I have met so many people in my life. Although that has happened since I was a child, the majority of those that I recall easily has been in the time of my college years and beyond, my time as an adult. In those thirty something years, I have met and become close with people that I went to college with, worked with, socialized with, or served my community with. All different aspects of necessity for my life.
I have also gone through very specific stages about these persons and friendships in my life. I started to use the word, “phases”, but a phase would seem more fleeting and passing than what this has come to be for me. Stages of development, growth, understanding…. that is what I describe here. For every person that has entered, and since left, in some cases, my life, there is a lesson and a message that I will take with me for the rest of my life. Until recently, I wasn’t sure that I wanted to know what those lessons were. Otherwise, I would have to come to some type of acceptance about a person having been in my life, and then, well, sort of fading away out of my life. I wasn’t sure, even as recently as a few months ago, if I wanted to try to have understanding about why that person, or persons, was no longer an active participant in my daily living. What could be any valid reason that a person would leave my life, without being told to do so? What explanation would make any sense whatsoever of why a person was unable to answer a telephone call, an email, just to say hi? What would keep someone that I had known in the past from staying in touch?

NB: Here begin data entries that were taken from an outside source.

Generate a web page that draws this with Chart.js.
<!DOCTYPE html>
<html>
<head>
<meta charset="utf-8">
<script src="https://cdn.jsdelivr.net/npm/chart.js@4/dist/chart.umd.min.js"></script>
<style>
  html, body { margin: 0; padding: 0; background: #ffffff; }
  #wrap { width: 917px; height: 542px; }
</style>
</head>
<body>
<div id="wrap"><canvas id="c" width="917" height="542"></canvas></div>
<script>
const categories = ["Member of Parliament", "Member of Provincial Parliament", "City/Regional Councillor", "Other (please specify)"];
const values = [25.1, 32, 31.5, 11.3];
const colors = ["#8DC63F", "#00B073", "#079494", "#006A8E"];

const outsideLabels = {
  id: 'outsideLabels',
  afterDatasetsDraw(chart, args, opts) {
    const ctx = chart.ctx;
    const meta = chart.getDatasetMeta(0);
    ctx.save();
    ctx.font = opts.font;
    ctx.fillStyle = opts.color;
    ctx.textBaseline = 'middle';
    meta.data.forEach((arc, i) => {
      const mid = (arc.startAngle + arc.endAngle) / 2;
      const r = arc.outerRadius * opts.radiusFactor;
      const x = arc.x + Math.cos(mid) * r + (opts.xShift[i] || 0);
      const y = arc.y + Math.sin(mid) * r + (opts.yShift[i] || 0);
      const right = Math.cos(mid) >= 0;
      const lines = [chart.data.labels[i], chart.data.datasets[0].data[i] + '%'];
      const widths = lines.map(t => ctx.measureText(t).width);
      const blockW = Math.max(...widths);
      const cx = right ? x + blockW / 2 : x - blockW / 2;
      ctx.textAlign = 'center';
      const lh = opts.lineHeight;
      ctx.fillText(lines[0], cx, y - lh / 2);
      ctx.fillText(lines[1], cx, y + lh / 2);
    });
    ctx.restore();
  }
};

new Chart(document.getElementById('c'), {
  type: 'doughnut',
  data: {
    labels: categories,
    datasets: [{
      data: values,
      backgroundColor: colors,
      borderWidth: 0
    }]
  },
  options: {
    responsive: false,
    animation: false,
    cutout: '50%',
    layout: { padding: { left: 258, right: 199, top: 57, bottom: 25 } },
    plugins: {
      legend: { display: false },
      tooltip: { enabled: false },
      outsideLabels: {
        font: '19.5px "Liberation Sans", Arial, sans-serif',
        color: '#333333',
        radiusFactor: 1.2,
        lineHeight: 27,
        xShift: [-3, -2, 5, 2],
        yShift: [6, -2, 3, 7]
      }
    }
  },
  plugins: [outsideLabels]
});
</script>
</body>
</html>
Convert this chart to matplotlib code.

I am no longer haunted by these questions when it comes to those who have entered my life over the span of time, and then left it again. I have come to a peace with it, a peace that has been much time in coming. I recently had a person seek me out, and find me, yet will not tell me who they are from my past. At first, that concerned and upset me, because I could not recall who this person is, from the vague clues being given. Now, I realize that it does not really matter if the identity is ever revealed to me by this person; what matters, is that they were a part of my life, a meaningful part, in the past, and that there were lessons in that. I am not sure why the lesson of the lessons of others has picked now to show itself to me and have full meaning. It isn’t like I didn’t want to understand before; I guess I really was not ready to fully understand.

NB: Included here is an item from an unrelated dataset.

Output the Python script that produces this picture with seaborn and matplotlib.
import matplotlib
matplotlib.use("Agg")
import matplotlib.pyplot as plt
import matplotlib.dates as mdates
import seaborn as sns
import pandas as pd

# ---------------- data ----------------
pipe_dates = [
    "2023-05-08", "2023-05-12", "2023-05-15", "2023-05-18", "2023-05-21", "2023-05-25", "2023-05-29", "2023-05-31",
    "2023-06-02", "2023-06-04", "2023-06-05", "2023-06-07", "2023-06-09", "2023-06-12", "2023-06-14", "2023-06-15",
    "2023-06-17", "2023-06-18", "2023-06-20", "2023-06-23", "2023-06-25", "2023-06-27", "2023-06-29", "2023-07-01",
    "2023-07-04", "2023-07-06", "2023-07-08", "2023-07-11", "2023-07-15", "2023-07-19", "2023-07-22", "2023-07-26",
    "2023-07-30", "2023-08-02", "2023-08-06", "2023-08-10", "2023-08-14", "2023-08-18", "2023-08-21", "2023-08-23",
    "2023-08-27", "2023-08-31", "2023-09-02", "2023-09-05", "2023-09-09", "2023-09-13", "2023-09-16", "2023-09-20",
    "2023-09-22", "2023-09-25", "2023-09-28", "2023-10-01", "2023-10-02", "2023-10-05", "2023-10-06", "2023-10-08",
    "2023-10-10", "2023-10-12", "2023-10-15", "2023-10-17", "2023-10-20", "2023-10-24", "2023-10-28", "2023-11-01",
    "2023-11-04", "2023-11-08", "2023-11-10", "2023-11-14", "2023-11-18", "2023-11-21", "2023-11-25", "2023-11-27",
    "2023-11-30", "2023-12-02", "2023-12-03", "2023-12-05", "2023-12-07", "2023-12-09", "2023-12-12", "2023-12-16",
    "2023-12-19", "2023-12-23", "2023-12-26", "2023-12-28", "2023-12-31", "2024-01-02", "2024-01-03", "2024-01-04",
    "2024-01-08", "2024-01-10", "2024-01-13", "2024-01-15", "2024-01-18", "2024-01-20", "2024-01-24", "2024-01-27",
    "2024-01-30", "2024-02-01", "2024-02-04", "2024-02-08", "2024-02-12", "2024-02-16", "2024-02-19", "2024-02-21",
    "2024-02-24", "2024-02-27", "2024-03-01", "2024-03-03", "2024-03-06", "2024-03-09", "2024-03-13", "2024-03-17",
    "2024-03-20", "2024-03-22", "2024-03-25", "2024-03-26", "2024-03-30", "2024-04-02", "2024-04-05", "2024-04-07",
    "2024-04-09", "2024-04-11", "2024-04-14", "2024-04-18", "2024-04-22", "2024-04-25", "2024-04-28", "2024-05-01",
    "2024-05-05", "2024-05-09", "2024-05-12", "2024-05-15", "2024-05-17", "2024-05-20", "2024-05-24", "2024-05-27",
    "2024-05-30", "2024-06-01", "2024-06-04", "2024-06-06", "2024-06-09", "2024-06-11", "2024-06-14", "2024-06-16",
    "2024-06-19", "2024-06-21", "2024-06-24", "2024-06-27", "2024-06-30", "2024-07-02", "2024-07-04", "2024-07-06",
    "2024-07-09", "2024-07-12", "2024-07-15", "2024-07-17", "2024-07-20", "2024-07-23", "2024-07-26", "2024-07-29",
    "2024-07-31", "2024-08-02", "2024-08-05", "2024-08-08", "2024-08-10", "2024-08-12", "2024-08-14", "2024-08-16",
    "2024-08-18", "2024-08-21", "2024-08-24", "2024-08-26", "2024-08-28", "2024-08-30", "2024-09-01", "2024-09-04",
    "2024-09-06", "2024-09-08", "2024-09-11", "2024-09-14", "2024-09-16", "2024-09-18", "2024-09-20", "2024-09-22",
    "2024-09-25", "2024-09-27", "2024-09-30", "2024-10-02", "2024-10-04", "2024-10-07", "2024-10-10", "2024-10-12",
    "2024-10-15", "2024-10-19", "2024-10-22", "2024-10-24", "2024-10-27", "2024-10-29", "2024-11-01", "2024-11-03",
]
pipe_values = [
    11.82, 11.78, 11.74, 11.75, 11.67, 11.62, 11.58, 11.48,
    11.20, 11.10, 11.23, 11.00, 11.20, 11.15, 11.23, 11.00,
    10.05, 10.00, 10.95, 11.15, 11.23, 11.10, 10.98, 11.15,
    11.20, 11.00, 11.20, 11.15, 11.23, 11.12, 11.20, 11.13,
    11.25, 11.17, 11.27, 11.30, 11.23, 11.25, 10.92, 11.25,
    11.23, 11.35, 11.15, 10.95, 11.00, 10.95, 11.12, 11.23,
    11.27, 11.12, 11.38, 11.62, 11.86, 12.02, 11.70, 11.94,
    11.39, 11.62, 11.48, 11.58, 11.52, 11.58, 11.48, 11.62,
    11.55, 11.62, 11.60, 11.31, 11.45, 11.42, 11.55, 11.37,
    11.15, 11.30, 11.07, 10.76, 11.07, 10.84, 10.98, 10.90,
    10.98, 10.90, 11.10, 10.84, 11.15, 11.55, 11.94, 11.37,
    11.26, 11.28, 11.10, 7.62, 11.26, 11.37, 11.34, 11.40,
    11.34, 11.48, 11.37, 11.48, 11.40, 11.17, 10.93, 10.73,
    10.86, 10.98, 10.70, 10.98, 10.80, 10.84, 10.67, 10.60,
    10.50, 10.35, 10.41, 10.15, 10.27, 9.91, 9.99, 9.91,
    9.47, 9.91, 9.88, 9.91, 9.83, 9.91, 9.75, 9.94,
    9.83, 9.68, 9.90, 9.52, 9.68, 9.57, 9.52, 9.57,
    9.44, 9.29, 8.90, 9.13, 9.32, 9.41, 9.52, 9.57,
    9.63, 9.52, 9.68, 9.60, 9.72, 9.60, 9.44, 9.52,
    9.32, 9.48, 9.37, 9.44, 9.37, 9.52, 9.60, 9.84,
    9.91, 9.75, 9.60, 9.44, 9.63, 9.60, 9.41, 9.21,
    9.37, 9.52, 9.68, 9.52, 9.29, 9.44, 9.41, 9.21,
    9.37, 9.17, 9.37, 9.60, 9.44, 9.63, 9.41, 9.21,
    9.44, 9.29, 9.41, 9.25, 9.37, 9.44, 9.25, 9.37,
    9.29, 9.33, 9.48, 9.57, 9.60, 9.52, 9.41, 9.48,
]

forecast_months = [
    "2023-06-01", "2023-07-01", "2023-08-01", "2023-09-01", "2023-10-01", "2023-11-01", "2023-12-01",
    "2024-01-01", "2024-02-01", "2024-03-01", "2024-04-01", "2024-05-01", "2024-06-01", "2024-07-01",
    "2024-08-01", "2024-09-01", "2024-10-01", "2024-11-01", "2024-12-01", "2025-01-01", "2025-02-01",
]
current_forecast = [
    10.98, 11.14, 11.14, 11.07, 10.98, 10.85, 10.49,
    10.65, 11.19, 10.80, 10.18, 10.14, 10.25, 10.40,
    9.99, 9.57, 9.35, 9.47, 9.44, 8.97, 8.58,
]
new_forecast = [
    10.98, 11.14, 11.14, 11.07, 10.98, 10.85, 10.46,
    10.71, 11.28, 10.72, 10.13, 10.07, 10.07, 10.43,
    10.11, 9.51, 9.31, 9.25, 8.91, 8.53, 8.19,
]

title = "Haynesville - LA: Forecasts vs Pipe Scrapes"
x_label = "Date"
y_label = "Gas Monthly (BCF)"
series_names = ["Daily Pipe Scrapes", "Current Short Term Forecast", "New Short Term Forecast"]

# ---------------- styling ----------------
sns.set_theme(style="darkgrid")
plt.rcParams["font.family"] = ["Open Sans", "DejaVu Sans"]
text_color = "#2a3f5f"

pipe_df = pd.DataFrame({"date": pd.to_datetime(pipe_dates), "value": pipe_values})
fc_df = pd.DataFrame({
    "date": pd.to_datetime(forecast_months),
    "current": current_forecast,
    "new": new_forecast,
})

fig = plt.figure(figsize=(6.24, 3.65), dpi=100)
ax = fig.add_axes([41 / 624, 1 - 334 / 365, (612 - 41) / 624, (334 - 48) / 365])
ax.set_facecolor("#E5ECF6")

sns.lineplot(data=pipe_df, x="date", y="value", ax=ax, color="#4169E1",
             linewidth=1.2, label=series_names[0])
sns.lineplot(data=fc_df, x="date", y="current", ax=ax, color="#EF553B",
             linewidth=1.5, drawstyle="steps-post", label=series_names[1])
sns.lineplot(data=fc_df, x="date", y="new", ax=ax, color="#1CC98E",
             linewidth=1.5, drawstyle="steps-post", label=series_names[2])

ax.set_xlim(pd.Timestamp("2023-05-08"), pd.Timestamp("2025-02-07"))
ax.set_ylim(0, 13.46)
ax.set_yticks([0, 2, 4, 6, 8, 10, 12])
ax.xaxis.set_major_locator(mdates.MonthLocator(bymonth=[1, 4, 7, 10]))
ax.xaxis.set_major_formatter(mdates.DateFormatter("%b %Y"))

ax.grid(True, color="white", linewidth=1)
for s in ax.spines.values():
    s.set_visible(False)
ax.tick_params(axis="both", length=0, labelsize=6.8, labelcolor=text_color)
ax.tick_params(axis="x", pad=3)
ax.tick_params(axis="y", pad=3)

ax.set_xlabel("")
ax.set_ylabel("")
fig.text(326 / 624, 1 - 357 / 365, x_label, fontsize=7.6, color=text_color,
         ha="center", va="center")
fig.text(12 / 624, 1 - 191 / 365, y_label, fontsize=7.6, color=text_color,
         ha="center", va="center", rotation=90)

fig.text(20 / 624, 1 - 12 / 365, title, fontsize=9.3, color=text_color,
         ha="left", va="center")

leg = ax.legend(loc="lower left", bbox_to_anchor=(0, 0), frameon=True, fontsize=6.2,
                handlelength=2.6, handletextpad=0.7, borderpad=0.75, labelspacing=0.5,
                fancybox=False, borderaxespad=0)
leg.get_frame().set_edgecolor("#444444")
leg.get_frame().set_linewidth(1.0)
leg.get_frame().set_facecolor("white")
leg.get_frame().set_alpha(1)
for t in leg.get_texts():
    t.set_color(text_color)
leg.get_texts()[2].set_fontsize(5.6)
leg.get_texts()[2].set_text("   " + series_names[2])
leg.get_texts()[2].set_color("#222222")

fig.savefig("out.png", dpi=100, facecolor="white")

Now, for me it has become so simple. A person crosses my path, comes into my life, walks with me along the path for a day, a month, or ten years. Or, maybe they are always walking the same path with me, sometimes a bit ahead, sometimes behind, sometimes right beside me. Whoever it is, whatever face is on that person, and for however long that they are with me, the lessons are clear to me now, for each one. Some of the lessons that have been brought to me by these angels on earth are self-love, kindness, sobriety, resilience, intelligence, giving, integrity, fun, and humour. Even with those persons who left my life under very negative, hurtful circumstances, the lessons are still there, and they are not lessons of bitterness, resentment, and negativity, which I anticipated being so. I think that they are not so tainted because I have embraced forgiveness, compassion, and understanding for what they did, and why they needed to do it.
Those that have come to my life with a purpose, left their footprints forever on my heart. For some, that trail of footprints is long; others are there only briefly, but the mark is unmistakable. In my memory, those footprints have been formed as one tread softly along, not stomping on my heart. Even if we had struggles, now they do not feel painful, but rather, as two people just doing the best that they knew how to do with and for one another. Footprints in the sand, like on a beach that has no tide, so they never wash away…. those are the footprints that I imagine to be on my heart left by such visitors to my life.
I believe that over the course of time, I have left my own size 8 1/2 D width footprints on the hearts of others as well. Maybe one of those persons is the one who is seeking me out, maybe others will over time as well. I cannot know for sure. All I can know, is that the impact that they have had on me is forever and signficant, and I can only hope that my own on their lives, my footprints, will be there with them for all eternity.
Do you leave footprints, or have footprints left in the sandy beaches of your heart? Do you forgive, and let go, so that you can gain understanding for another, and for the lessons learned? For me, understanding brings freedom, freedom to walk the beaches of our hearts and souls and to know that when we live our lives in true love, so will we be given, and so will we be able to continue to journey and love and understand one another.